● INSTRUCTIONS TO FOLLOW:
Leaving out every picture, retype the lines below from the top through the one that contains "(0,0) rectangle (1065,673);".

● INFORMATION SUPPLIED:
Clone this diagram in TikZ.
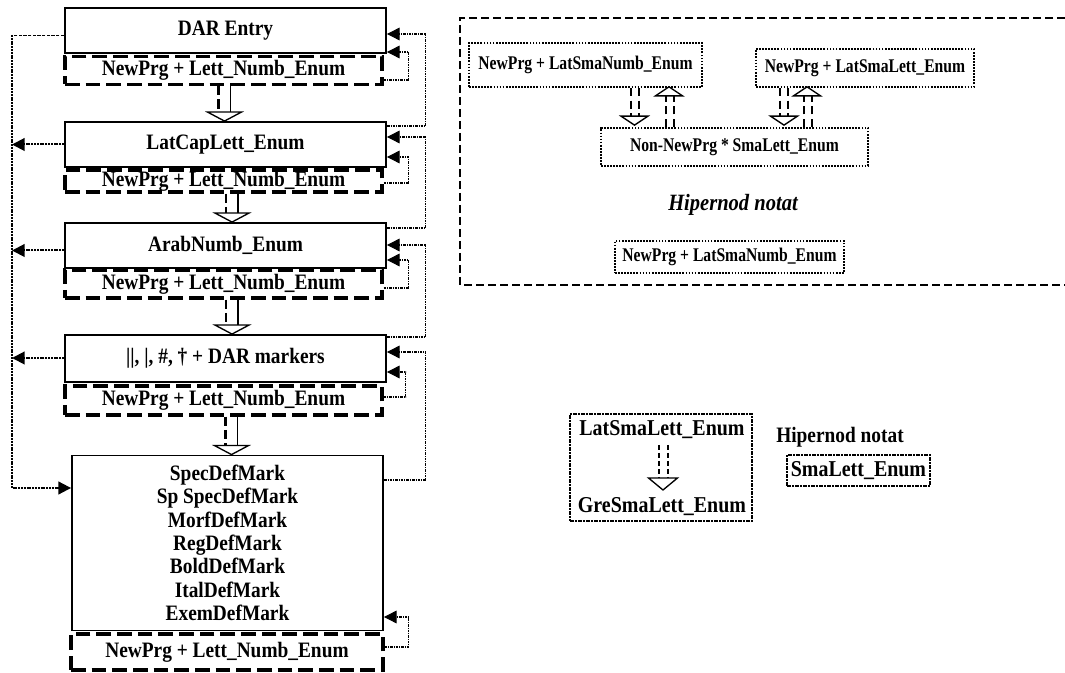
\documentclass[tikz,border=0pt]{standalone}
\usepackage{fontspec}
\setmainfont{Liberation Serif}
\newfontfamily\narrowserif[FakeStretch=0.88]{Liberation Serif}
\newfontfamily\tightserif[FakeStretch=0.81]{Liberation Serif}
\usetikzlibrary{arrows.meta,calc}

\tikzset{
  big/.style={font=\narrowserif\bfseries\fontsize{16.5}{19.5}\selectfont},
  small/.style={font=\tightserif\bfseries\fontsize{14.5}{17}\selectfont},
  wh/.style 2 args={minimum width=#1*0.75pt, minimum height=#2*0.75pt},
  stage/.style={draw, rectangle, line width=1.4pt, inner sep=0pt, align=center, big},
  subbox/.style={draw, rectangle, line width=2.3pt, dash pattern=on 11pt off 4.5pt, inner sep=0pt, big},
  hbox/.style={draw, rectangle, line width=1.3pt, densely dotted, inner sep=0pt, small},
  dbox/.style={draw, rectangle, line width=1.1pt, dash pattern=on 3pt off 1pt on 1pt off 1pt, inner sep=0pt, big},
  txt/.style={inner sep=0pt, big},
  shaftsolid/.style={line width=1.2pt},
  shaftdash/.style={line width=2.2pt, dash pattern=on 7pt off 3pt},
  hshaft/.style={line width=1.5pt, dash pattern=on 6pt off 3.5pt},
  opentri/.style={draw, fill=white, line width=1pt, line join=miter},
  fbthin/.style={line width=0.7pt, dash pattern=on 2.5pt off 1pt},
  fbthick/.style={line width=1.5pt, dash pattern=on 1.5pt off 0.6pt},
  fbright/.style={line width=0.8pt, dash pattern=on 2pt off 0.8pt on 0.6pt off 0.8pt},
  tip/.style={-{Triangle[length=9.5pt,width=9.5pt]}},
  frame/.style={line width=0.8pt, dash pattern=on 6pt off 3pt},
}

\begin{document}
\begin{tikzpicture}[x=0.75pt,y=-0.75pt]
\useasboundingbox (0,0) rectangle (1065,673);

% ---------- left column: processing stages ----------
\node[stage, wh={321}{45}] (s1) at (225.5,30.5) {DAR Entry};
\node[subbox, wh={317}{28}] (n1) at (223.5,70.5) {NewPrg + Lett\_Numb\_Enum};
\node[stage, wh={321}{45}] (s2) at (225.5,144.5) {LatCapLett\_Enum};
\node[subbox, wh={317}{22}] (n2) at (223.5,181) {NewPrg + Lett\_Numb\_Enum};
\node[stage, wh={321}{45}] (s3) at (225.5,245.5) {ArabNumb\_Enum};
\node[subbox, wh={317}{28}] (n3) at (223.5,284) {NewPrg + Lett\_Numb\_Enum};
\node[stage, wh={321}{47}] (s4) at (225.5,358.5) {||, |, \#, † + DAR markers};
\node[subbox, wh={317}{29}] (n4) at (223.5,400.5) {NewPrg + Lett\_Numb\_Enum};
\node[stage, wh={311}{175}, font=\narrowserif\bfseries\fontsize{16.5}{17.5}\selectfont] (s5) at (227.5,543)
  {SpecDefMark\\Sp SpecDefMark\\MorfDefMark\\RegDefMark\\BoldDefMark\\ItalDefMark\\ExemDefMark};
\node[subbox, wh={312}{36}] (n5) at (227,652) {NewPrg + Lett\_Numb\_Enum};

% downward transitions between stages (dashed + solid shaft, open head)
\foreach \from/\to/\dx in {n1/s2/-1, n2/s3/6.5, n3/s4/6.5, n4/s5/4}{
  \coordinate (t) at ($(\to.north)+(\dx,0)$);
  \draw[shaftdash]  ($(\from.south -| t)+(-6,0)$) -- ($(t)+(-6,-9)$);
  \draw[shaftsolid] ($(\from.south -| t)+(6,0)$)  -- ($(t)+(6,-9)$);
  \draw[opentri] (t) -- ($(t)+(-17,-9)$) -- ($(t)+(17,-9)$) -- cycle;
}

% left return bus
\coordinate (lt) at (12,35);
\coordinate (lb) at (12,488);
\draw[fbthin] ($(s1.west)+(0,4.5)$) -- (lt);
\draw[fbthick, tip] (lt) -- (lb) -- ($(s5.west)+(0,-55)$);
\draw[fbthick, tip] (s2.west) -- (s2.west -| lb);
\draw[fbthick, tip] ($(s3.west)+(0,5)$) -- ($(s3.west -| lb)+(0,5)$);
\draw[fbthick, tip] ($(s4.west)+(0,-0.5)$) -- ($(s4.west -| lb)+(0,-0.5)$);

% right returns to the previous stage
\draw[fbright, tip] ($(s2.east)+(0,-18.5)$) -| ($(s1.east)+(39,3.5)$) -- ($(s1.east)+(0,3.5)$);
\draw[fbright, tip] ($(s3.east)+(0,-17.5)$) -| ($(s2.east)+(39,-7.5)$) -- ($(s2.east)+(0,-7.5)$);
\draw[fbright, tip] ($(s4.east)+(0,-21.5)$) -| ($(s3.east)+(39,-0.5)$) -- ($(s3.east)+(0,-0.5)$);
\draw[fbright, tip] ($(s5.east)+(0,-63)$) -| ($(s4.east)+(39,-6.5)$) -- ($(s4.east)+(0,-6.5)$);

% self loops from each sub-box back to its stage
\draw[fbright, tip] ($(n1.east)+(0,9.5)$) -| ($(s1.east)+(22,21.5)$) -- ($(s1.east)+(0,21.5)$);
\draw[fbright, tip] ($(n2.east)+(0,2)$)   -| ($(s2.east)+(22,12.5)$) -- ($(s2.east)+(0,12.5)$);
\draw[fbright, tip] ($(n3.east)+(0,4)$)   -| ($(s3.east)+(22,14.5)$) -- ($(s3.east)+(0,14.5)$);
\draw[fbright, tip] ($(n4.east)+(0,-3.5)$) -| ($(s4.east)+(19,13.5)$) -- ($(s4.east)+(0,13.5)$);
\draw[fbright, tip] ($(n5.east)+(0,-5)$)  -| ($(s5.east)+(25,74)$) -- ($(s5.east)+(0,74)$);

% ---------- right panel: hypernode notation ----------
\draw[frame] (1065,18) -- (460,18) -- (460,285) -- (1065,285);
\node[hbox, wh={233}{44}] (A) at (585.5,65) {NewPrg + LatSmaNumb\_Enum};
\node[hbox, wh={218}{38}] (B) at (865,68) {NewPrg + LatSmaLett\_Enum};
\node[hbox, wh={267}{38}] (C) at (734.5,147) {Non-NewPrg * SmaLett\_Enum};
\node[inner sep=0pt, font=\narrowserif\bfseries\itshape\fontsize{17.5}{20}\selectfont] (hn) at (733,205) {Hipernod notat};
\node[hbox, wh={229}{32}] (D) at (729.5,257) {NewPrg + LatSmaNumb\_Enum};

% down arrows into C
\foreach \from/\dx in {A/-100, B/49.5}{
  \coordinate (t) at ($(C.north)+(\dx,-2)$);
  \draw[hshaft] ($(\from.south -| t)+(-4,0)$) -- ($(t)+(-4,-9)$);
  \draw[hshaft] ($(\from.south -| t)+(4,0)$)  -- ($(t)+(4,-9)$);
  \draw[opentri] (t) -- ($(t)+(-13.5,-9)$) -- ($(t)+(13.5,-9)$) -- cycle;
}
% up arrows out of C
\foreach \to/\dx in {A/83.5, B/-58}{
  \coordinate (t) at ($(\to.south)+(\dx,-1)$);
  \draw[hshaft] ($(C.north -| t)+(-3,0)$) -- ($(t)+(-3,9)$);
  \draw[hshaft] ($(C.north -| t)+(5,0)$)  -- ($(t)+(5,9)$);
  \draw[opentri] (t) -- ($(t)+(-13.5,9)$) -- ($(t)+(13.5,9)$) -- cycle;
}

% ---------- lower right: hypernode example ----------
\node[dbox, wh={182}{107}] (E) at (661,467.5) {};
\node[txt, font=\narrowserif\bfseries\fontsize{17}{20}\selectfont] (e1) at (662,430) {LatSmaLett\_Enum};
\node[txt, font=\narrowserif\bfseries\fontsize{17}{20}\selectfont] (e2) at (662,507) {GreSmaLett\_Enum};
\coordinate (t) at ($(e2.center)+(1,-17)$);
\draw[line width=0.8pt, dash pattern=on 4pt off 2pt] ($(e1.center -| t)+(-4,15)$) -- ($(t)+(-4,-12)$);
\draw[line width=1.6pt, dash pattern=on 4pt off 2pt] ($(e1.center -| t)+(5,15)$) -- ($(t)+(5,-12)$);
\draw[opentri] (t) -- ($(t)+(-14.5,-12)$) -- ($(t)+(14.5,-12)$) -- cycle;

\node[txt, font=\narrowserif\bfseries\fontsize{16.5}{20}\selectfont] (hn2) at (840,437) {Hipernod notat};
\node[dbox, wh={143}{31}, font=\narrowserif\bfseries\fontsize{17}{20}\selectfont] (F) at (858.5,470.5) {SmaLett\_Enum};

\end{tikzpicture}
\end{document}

● WORKED ANSWER:
Clone this diagram in TikZ.
\documentclass[tikz,border=0pt]{standalone}
\usepackage{fontspec}
\setmainfont{Liberation Serif}
\newfontfamily\narrowserif[FakeStretch=0.88]{Liberation Serif}
\newfontfamily\tightserif[FakeStretch=0.81]{Liberation Serif}
\usetikzlibrary{arrows.meta,calc}

\tikzset{
  big/.style={font=\narrowserif\bfseries\fontsize{16.5}{19.5}\selectfont},
  small/.style={font=\tightserif\bfseries\fontsize{14.5}{17}\selectfont},
  wh/.style 2 args={minimum width=#1*0.75pt, minimum height=#2*0.75pt},
  stage/.style={draw, rectangle, line width=1.4pt, inner sep=0pt, align=center, big},
  subbox/.style={draw, rectangle, line width=2.3pt, dash pattern=on 11pt off 4.5pt, inner sep=0pt, big},
  hbox/.style={draw, rectangle, line width=1.3pt, densely dotted, inner sep=0pt, small},
  dbox/.style={draw, rectangle, line width=1.1pt, dash pattern=on 3pt off 1pt on 1pt off 1pt, inner sep=0pt, big},
  txt/.style={inner sep=0pt, big},
  shaftsolid/.style={line width=1.2pt},
  shaftdash/.style={line width=2.2pt, dash pattern=on 7pt off 3pt},
  hshaft/.style={line width=1.5pt, dash pattern=on 6pt off 3.5pt},
  opentri/.style={draw, fill=white, line width=1pt, line join=miter},
  fbthin/.style={line width=0.7pt, dash pattern=on 2.5pt off 1pt},
  fbthick/.style={line width=1.5pt, dash pattern=on 1.5pt off 0.6pt},
  fbright/.style={line width=0.8pt, dash pattern=on 2pt off 0.8pt on 0.6pt off 0.8pt},
  tip/.style={-{Triangle[length=9.5pt,width=9.5pt]}},
  frame/.style={line width=0.8pt, dash pattern=on 6pt off 3pt},
}

\begin{document}
\begin{tikzpicture}[x=0.75pt,y=-0.75pt]
\useasboundingbox (0,0) rectangle (1065,673);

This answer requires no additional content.